Instructions to follow: Write out all of the entries that follow, word for word, but skip the pictures.

Given information:
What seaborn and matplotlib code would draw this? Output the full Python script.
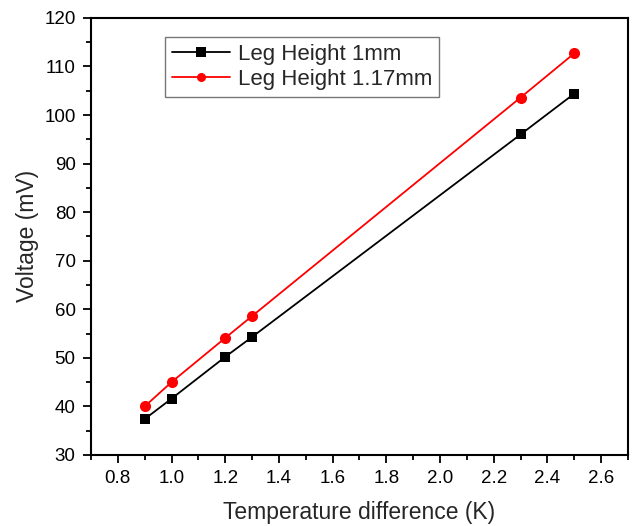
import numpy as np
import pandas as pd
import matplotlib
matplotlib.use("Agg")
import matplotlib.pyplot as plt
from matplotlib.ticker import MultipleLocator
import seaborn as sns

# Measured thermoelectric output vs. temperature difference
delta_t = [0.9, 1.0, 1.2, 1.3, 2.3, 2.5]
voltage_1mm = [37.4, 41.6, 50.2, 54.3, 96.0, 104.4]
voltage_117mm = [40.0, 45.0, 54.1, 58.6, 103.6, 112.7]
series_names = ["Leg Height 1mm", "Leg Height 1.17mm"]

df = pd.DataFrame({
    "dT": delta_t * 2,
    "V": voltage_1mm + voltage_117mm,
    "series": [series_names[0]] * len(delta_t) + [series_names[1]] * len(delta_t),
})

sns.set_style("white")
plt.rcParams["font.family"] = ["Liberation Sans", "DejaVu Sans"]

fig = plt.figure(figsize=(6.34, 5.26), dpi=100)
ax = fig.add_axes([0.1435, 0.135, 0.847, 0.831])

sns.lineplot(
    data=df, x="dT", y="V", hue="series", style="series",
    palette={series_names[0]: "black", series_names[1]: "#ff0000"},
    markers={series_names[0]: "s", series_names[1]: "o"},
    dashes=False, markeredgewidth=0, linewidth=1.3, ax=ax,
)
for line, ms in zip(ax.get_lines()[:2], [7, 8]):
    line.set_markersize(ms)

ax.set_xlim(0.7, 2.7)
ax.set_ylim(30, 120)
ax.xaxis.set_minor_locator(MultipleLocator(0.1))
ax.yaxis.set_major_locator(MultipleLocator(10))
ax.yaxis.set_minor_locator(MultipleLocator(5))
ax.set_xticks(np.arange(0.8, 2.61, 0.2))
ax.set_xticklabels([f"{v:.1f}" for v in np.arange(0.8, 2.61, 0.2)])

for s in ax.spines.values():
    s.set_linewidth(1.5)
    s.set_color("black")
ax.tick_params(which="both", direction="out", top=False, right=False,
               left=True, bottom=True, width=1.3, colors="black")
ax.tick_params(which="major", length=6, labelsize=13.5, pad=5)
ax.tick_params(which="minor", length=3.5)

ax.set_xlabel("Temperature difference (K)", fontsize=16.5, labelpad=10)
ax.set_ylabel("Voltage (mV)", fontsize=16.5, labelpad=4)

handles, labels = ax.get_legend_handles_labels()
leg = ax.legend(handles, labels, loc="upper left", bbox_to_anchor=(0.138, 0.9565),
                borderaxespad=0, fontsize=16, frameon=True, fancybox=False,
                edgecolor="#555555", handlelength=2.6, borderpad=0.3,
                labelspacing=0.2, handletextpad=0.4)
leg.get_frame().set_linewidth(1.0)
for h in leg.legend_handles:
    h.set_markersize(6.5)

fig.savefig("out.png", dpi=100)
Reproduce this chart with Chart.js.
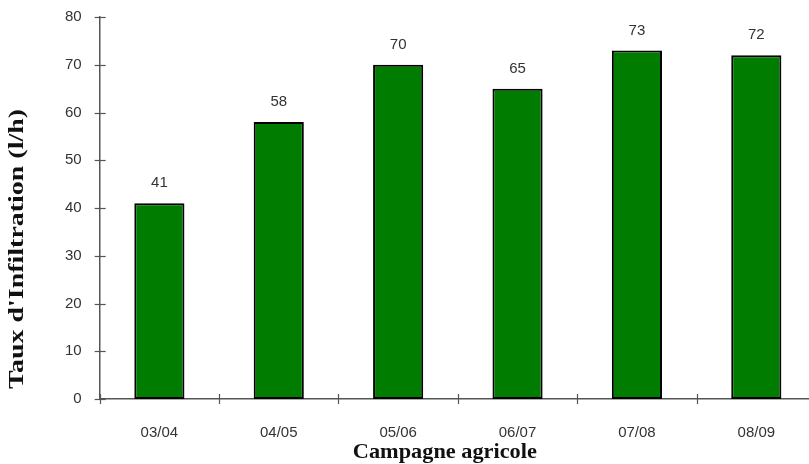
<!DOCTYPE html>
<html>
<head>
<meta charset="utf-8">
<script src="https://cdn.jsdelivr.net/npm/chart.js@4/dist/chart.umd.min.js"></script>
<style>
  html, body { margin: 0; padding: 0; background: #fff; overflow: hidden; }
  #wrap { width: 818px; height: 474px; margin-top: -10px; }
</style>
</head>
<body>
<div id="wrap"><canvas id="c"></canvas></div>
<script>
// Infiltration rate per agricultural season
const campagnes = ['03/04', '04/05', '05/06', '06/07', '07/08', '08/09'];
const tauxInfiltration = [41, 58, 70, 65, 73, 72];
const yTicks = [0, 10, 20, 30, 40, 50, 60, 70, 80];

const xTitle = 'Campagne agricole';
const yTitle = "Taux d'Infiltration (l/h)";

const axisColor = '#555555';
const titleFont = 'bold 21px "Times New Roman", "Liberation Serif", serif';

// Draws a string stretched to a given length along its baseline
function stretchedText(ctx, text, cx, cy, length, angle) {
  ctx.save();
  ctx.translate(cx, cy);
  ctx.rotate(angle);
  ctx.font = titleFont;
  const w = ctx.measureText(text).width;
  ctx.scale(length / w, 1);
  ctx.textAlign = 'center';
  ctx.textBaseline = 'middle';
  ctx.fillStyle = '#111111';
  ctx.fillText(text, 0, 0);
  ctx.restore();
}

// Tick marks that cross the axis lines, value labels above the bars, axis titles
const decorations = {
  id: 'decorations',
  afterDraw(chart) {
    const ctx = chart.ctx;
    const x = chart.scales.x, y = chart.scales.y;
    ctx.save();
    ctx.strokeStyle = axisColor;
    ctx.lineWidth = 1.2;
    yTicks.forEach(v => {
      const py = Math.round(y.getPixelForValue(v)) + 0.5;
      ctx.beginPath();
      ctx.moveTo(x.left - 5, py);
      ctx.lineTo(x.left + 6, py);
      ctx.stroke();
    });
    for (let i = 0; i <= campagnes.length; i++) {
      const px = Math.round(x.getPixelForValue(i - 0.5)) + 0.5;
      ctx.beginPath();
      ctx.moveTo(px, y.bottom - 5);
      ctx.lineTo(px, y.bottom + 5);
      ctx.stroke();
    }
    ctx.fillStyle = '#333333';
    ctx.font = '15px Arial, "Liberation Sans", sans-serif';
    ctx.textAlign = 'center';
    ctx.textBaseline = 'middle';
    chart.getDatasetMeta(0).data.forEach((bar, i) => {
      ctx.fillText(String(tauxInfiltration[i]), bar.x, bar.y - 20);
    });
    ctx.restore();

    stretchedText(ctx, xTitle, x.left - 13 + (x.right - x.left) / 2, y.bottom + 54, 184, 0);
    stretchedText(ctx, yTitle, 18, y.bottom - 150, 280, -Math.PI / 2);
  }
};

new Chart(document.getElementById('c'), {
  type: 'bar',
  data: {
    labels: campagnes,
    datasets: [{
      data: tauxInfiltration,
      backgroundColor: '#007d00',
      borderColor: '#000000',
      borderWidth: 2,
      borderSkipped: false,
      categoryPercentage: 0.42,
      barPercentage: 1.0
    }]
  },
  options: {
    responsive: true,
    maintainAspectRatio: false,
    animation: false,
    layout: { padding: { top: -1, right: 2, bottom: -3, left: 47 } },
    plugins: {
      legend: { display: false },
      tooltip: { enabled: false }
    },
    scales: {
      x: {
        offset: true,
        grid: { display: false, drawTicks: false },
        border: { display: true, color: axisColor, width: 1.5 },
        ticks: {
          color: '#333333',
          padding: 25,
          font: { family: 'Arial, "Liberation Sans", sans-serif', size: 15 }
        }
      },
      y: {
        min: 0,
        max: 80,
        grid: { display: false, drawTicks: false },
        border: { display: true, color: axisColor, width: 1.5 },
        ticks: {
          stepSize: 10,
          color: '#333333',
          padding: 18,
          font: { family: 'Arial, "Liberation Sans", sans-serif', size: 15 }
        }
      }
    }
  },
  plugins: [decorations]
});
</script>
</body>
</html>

Output below:
What seaborn and matplotlib code would draw this? Output the full Python script.
import numpy as np
import pandas as pd
import matplotlib
matplotlib.use("Agg")
import matplotlib.pyplot as plt
from matplotlib.ticker import MultipleLocator
import seaborn as sns

# Measured thermoelectric output vs. temperature difference
delta_t = [0.9, 1.0, 1.2, 1.3, 2.3, 2.5]
voltage_1mm = [37.4, 41.6, 50.2, 54.3, 96.0, 104.4]
voltage_117mm = [40.0, 45.0, 54.1, 58.6, 103.6, 112.7]
series_names = ["Leg Height 1mm", "Leg Height 1.17mm"]

df = pd.DataFrame({
    "dT": delta_t * 2,
    "V": voltage_1mm + voltage_117mm,
    "series": [series_names[0]] * len(delta_t) + [series_names[1]] * len(delta_t),
})

sns.set_style("white")
plt.rcParams["font.family"] = ["Liberation Sans", "DejaVu Sans"]

fig = plt.figure(figsize=(6.34, 5.26), dpi=100)
ax = fig.add_axes([0.1435, 0.135, 0.847, 0.831])

sns.lineplot(
    data=df, x="dT", y="V", hue="series", style="series",
    palette={series_names[0]: "black", series_names[1]: "#ff0000"},
    markers={series_names[0]: "s", series_names[1]: "o"},
    dashes=False, markeredgewidth=0, linewidth=1.3, ax=ax,
)
for line, ms in zip(ax.get_lines()[:2], [7, 8]):
    line.set_markersize(ms)

ax.set_xlim(0.7, 2.7)
ax.set_ylim(30, 120)
ax.xaxis.set_minor_locator(MultipleLocator(0.1))
ax.yaxis.set_major_locator(MultipleLocator(10))
ax.yaxis.set_minor_locator(MultipleLocator(5))
ax.set_xticks(np.arange(0.8, 2.61, 0.2))
ax.set_xticklabels([f"{v:.1f}" for v in np.arange(0.8, 2.61, 0.2)])

for s in ax.spines.values():
    s.set_linewidth(1.5)
    s.set_color("black")
ax.tick_params(which="both", direction="out", top=False, right=False,
               left=True, bottom=True, width=1.3, colors="black")
ax.tick_params(which="major", length=6, labelsize=13.5, pad=5)
ax.tick_params(which="minor", length=3.5)

ax.set_xlabel("Temperature difference (K)", fontsize=16.5, labelpad=10)
ax.set_ylabel("Voltage (mV)", fontsize=16.5, labelpad=4)

handles, labels = ax.get_legend_handles_labels()
leg = ax.legend(handles, labels, loc="upper left", bbox_to_anchor=(0.138, 0.9565),
                borderaxespad=0, fontsize=16, frameon=True, fancybox=False,
                edgecolor="#555555", handlelength=2.6, borderpad=0.3,
                labelspacing=0.2, handletextpad=0.4)
leg.get_frame().set_linewidth(1.0)
for h in leg.legend_handles:
    h.set_markersize(6.5)

fig.savefig("out.png", dpi=100)
Reproduce this chart with Chart.js.
<!DOCTYPE html>
<html>
<head>
<meta charset="utf-8">
<script src="https://cdn.jsdelivr.net/npm/chart.js@4/dist/chart.umd.min.js"></script>
<style>
  html, body { margin: 0; padding: 0; background: #fff; overflow: hidden; }
  #wrap { width: 818px; height: 474px; margin-top: -10px; }
</style>
</head>
<body>
<div id="wrap"><canvas id="c"></canvas></div>
<script>
// Infiltration rate per agricultural season
const campagnes = ['03/04', '04/05', '05/06', '06/07', '07/08', '08/09'];
const tauxInfiltration = [41, 58, 70, 65, 73, 72];
const yTicks = [0, 10, 20, 30, 40, 50, 60, 70, 80];

const xTitle = 'Campagne agricole';
const yTitle = "Taux d'Infiltration (l/h)";

const axisColor = '#555555';
const titleFont = 'bold 21px "Times New Roman", "Liberation Serif", serif';

// Draws a string stretched to a given length along its baseline
function stretchedText(ctx, text, cx, cy, length, angle) {
  ctx.save();
  ctx.translate(cx, cy);
  ctx.rotate(angle);
  ctx.font = titleFont;
  const w = ctx.measureText(text).width;
  ctx.scale(length / w, 1);
  ctx.textAlign = 'center';
  ctx.textBaseline = 'middle';
  ctx.fillStyle = '#111111';
  ctx.fillText(text, 0, 0);
  ctx.restore();
}

// Tick marks that cross the axis lines, value labels above the bars, axis titles
const decorations = {
  id: 'decorations',
  afterDraw(chart) {
    const ctx = chart.ctx;
    const x = chart.scales.x, y = chart.scales.y;
    ctx.save();
    ctx.strokeStyle = axisColor;
    ctx.lineWidth = 1.2;
    yTicks.forEach(v => {
      const py = Math.round(y.getPixelForValue(v)) + 0.5;
      ctx.beginPath();
      ctx.moveTo(x.left - 5, py);
      ctx.lineTo(x.left + 6, py);
      ctx.stroke();
    });
    for (let i = 0; i <= campagnes.length; i++) {
      const px = Math.round(x.getPixelForValue(i - 0.5)) + 0.5;
      ctx.beginPath();
      ctx.moveTo(px, y.bottom - 5);
      ctx.lineTo(px, y.bottom + 5);
      ctx.stroke();
    }
    ctx.fillStyle = '#333333';
    ctx.font = '15px Arial, "Liberation Sans", sans-serif';
    ctx.textAlign = 'center';
    ctx.textBaseline = 'middle';
    chart.getDatasetMeta(0).data.forEach((bar, i) => {
      ctx.fillText(String(tauxInfiltration[i]), bar.x, bar.y - 20);
    });
    ctx.restore();

    stretchedText(ctx, xTitle, x.left - 13 + (x.right - x.left) / 2, y.bottom + 54, 184, 0);
    stretchedText(ctx, yTitle, 18, y.bottom - 150, 280, -Math.PI / 2);
  }
};

new Chart(document.getElementById('c'), {
  type: 'bar',
  data: {
    labels: campagnes,
    datasets: [{
      data: tauxInfiltration,
      backgroundColor: '#007d00',
      borderColor: '#000000',
      borderWidth: 2,
      borderSkipped: false,
      categoryPercentage: 0.42,
      barPercentage: 1.0
    }]
  },
  options: {
    responsive: true,
    maintainAspectRatio: false,
    animation: false,
    layout: { padding: { top: -1, right: 2, bottom: -3, left: 47 } },
    plugins: {
      legend: { display: false },
      tooltip: { enabled: false }
    },
    scales: {
      x: {
        offset: true,
        grid: { display: false, drawTicks: false },
        border: { display: true, color: axisColor, width: 1.5 },
        ticks: {
          color: '#333333',
          padding: 25,
          font: { family: 'Arial, "Liberation Sans", sans-serif', size: 15 }
        }
      },
      y: {
        min: 0,
        max: 80,
        grid: { display: false, drawTicks: false },
        border: { display: true, color: axisColor, width: 1.5 },
        ticks: {
          stepSize: 10,
          color: '#333333',
          padding: 18,
          font: { family: 'Arial, "Liberation Sans", sans-serif', size: 15 }
        }
      }
    }
  },
  plugins: [decorations]
});
</script>
</body>
</html>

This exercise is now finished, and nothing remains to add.